JR東海は、東海道新幹線において、新型スプリンクラー「エゼクタノズル・スプリンクラー」による雪害対策を試行的に実施する。スプリンクラーからの放水に空気を送り込む事で従来よりも列車風による雪の舞上がりを起きにくくする。

東海道新幹線では、積雪時、列車の走行によって舞い上がった雪が車両床下に付着し、塊となって線路に落下してバラスト(レールの下の砂利)を跳ね上げることで、車両床下の機器が破損することがあるという。このため積雪時は速度を落として運行をする。

これを防ぐため、スプリンクラーで散水することで雪を濡らし、列車への付着を防ぐ取り組みを行なってきた。しかし、一般的なスプリンクラーでは水の粒が大きく、水が雪の表面に留まらず積雪内に沈下して入り込んでしまう。
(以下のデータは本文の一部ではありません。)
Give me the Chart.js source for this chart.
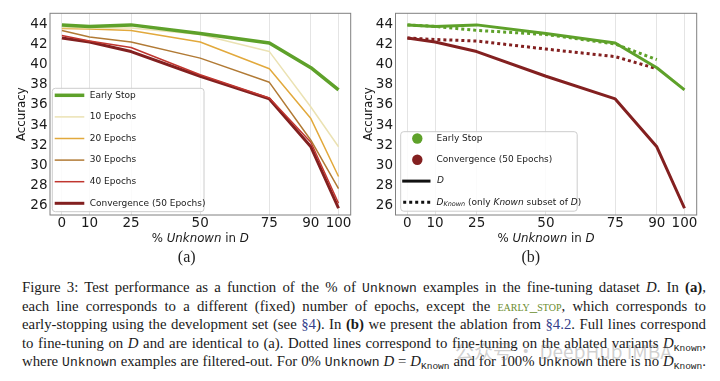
<!DOCTYPE html>
<html><head><meta charset="utf-8">
<script src="https://cdn.jsdelivr.net/npm/chart.js@4.4.1/dist/chart.umd.min.js"></script>
<style>
html,body{margin:0;padding:0;background:#fff;}
#wrap{position:relative;width:720px;height:381px;overflow:hidden;background:#fff;}
canvas{position:absolute;top:0;}
.xt{position:absolute;font-family:"DejaVu Sans";font-size:11.8px;color:#1a1a1a;white-space:nowrap;transform:translate(-50%,-50%);}
.pl{position:absolute;font-family:"Liberation Serif";font-size:16px;color:#222;transform:translate(-50%,-50%);}
#cap{position:absolute;left:22px;top:278px;width:684px;font-family:"Liberation Serif";font-size:14.8px;color:#1a1a1a;}
#cap div{height:18.5px;line-height:18.5px;text-align:justify;text-align-last:justify;white-space:nowrap;}
#cap tt{font-family:"Liberation Mono";font-size:13px;}
#cap sub{font-size:10px;vertical-align:-3px;line-height:0;}
#cap sub tt{font-size:9.5px;}
.sc{font-variant:small-caps;color:#6b8c2e;}
.ref{color:#34408a;}
#wm{position:absolute;left:455px;top:337px;font-family:"Noto Sans CJK SC","DejaVu Sans";font-size:19px;color:rgba(130,130,130,0.38);white-space:nowrap;}
</style></head>
<body>
<div id="wrap">
<canvas id="ca" width="360" height="270" style="left:0"></canvas>
<canvas id="cb" width="360" height="270" style="left:360px"></canvas>
<div class="xt" style="left:200.3px;top:238.3px">% <i>Unknown</i> in <i>D</i></div>
<div class="xt" style="left:546px;top:238.3px">% <i>Unknown</i> in <i>D</i></div>
<div class="pl" style="left:186.7px;top:257px">(a)</div>
<div class="pl" style="left:530.8px;top:257px">(b)</div>
<div id="cap">
<div>Figure 3: Test performance as a function of the % of <tt>Unknown</tt> examples in the fine-tuning dataset <i>D</i>. In <b>(a)</b>,</div>
<div>each line corresponds to a different (fixed) number of epochs, except the <span class="sc">early_stop</span>, which corresponds to</div>
<div>early-stopping using the development set (see <span class="ref">§4</span>). In <b>(b)</b> we present the ablation from <span class="ref">§4.2</span>. Full lines correspond</div>
<div>to fine-tuning on <i>D</i> and are identical to (a). Dotted lines correspond to fine-tuning on the ablated variants <i>D</i><sub><tt>Known</tt></sub>,</div>
<div>where <tt>Unknown</tt> examples are filtered-out. For 0% <tt>Unknown</tt> <i>D</i> = <i>D</i><sub><tt>Known</tt></sub> and for 100% <tt>Unknown</tt> there is no <i>D</i><sub><tt>Known</tt></sub>.</div>
</div>
<div id="wm">公众号 · DeepHub IMBA</div>
</div>
<script>
// ---- data ----
const xVals = [0, 10, 25, 50, 75, 90, 100];
const xTicks = [0, 10, 25, 50, 75, 90, 100];
const yTicks = [26, 28, 30, 32, 34, 36, 38, 40, 42, 44];
const earlyStop = [43.95, 43.8, 43.95, 43.1, 42.15, 39.7, 37.5];
const epochs10 = [43.7, 43.65, 43.65, 43.0, 41.3, 35.8, 31.85];
const epochs20 = [43.6, 43.55, 43.4, 42.25, 39.6, 34.65, 28.9];
const epochs30 = [43.4, 42.75, 42.25, 40.65, 38.25, 32.5, 27.7];
const epochs40 = [42.9, 42.35, 41.7, 39.0, 36.7, 32.3, 26.25];
const convergence = [42.65, 42.25, 41.3, 38.85, 36.6, 31.85, 25.75];
const earlyStopKnown = [43.95, 43.8, 43.4, 43.0, 42.05, 40.5];
const convergenceKnown = [42.65, 42.5, 42.35, 41.55, 40.8, 39.6];
const labelsA = ['Early Stop', '10 Epochs', '20 Epochs', '30 Epochs', '40 Epochs', 'Convergence (50 Epochs)'];

const C = {green:'#5ea12a', e10:'#ebe2b3', e20:'#e2a93c', e30:'#b17a35', e40:'#c0362f', conv:'#832020'};
Chart.defaults.font.family = 'DejaVu Sans';
Chart.defaults.color = '#1a1a1a';

const pts = arr => arr.map((y, i) => ({x: xVals[i], y}));
function ds(label, arr, color, w, dash) {
  return {label, data: pts(arr), borderColor: color, backgroundColor: color, borderWidth: w,
    borderDash: dash || [], pointRadius: 0, tension: 0, fill: false,
    borderJoinStyle: 'round', borderCapStyle: 'butt'};
}
function opts(cfg) {
  return {
    responsive: false, animation: false, events: [],
    layout: {padding: {left: 0, top: 13.3, right: cfg.right, bottom: 0}},
    plugins: {legend: {display: false}, tooltip: {enabled: false}},
    scales: {
      x: {type: 'linear', min: -4.3, max: 104.4,
        afterFit: s => { s.height = 55; },
        afterBuildTicks: s => { s.ticks = xTicks.map(v => ({value: v})); },
        grid: {display: true, color: '#e4e4e4', lineWidth: 1, drawTicks: false},
        border: {display: false},
        ticks: {autoSkip: false, maxRotation: 0, padding: 0.5, color: '#1a1a1a', font: {size: 13.5}}},
      y: {min: 25.08, max: 45.1,
        afterFit: s => { s.width = cfg.yw; },
        afterBuildTicks: s => { s.ticks = yTicks.map(v => ({value: v})); },
        grid: {display: false, drawTicks: false}, border: {display: false},
        ticks: {padding: 2.5, color: '#1a1a1a', font: {size: 13.5}},
        title: {display: true, text: 'Accuracy', color: '#1a1a1a', font: {size: 11.8}, padding: {top: cfg.tp, bottom: 0}}}
    }
  };
}
const frame = {id: 'frame', afterDatasetsDraw(chart) {
  const {ctx, chartArea: a} = chart;
  ctx.save(); ctx.strokeStyle = '#808080'; ctx.lineWidth = 1;
  ctx.strokeRect(a.left, a.top, a.right - a.left, a.bottom - a.top); ctx.restore();
}};
function box(ctx, x, y, w, h) {
  ctx.save(); ctx.beginPath(); ctx.roundRect(x, y, w, h, 3);
  ctx.fillStyle = 'rgba(255,255,255,0.85)'; ctx.fill();
  ctx.strokeStyle = '#cccccc'; ctx.lineWidth = 1; ctx.stroke(); ctx.restore();
}
function rich(ctx, x, y, parts) {
  let cx = x;
  for (const p of parts) { ctx.font = p.f; ctx.fillText(p.t, cx, y + (p.dy || 0)); cx += ctx.measureText(p.t).width; }
}
const N = '9px "DejaVu Sans"', I = 'italic 9px "DejaVu Sans"', IS = 'italic 6.5px "DejaVu Sans"';

const legendA = {id: 'legA', afterDraw(chart) {
  const ctx = chart.ctx, a = chart.chartArea;
  const bx = a.left + 2.3, by = 88.3;
  box(ctx, bx, by, 151.7, 123.4);
  ctx.save(); ctx.textBaseline = 'middle'; ctx.fillStyle = '#1a1a1a';
  chart.data.datasets.forEach((d, i) => {
    const y = by + 7 + i * 21.6;
    ctx.beginPath(); ctx.strokeStyle = d.borderColor; ctx.lineWidth = d.borderWidth; ctx.lineCap = 'butt';
    ctx.moveTo(bx + 2.4, y); ctx.lineTo(bx + 32, y); ctx.stroke();
    ctx.font = N; ctx.fillText(d.label, bx + 37.4, y);
  });
  ctx.restore();
}};
const legendB = {id: 'legB', afterDraw(chart) {
  const ctx = chart.ctx, a = chart.chartArea;
  const bx = a.left + 5.2, by = 131.7;
  box(ctx, bx, by, 176.5, 79.5);
  const dsets = chart.data.datasets;
  ctx.save(); ctx.textBaseline = 'middle'; ctx.fillStyle = '#1a1a1a';
  const ys = [by + 6.8, by + 28.1, by + 49.4, by + 70.6];
  [dsets[0], dsets[1]].forEach((d, i) => {
    ctx.beginPath(); ctx.fillStyle = d.borderColor; ctx.arc(bx + 16.6, ys[i], 5.2, 0, Math.PI * 2); ctx.fill();
  });
  ctx.fillStyle = '#1a1a1a';
  ctx.font = N; ctx.fillText(dsets[0].label, bx + 35.8, ys[0]); ctx.fillText(dsets[1].label, bx + 35.8, ys[1]);
  ctx.strokeStyle = '#111'; ctx.lineWidth = 3;
  ctx.beginPath(); ctx.moveTo(bx + 1.5, ys[2]); ctx.lineTo(bx + 29.8, ys[2]); ctx.stroke();
  ctx.setLineDash([3, 3]);
  ctx.beginPath(); ctx.moveTo(bx + 2.5, ys[3]); ctx.lineTo(bx + 29.8, ys[3]); ctx.stroke();
  ctx.setLineDash([]);
  rich(ctx, bx + 36.2, ys[2], [{t: 'D', f: I}]);
  rich(ctx, bx + 35.8, ys[3], [{t: 'D', f: I}, {t: 'Known', f: IS, dy: 2}, {t: ' (only ', f: N}, {t: 'Known', f: I},
    {t: ' subset of ', f: N}, {t: 'D', f: I}, {t: ')', f: N}]);
  ctx.restore();
}};

new Chart(document.getElementById('ca'), {
  type: 'line',
  data: {datasets: [
    ds(labelsA[0], earlyStop, C.green, 3.5),
    ds(labelsA[1], epochs10, C.e10, 1.5),
    ds(labelsA[2], epochs20, C.e20, 1.5),
    ds(labelsA[3], epochs30, C.e30, 1.5),
    ds(labelsA[4], epochs40, C.e40, 1.5),
    ds(labelsA[5], convergence, C.conv, 3)
  ]},
  options: opts({right: 9.3, yw: 50, tp: 14.8}),
  plugins: [frame, legendA]
});
new Chart(document.getElementById('cb'), {
  type: 'line',
  data: {datasets: [
    ds(labelsA[0], earlyStop, C.green, 3),
    ds(labelsA[5], convergence, C.conv, 3),
    ds(labelsA[0] + ' (Known)', earlyStopKnown, C.green, 3, [3, 3]),
    ds(labelsA[5] + ' (Known)', convergenceKnown, C.conv, 3, [3, 3])
  ]},
  options: opts({right: 23.3, yw: 35.5, tp: 1.8}),
  plugins: [frame, legendB]
});
</script>
</body></html>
特に氷点下の気象条件では、散水しても雪の表面全体に軽い雪が残るため、それらが列車風で舞い上がり新幹線車両に付着することがある。

新型のエゼクタノズル・スプリンクラーでは、ノズルに空気を送り込むことで水の粒の大きさ(直径)を平均11%小型化。粒を小さくすることで氷点下の気象条件でも雪の表面全体を濡らすことができ、雪の舞い上がりを起こりにくくできるという。

また、空気を送り込むことで使用する水の量も削減。線路延長20mあたり1時間約100Lの節水になる。

試行期間は12月から2021年3月まで。場所は滋賀県米原市北方。試行延長は200m。既存のラッセル車による除雪や、車上カメラ、地上カメラによる着雪状況の監視などと合わせてその効果を検証する。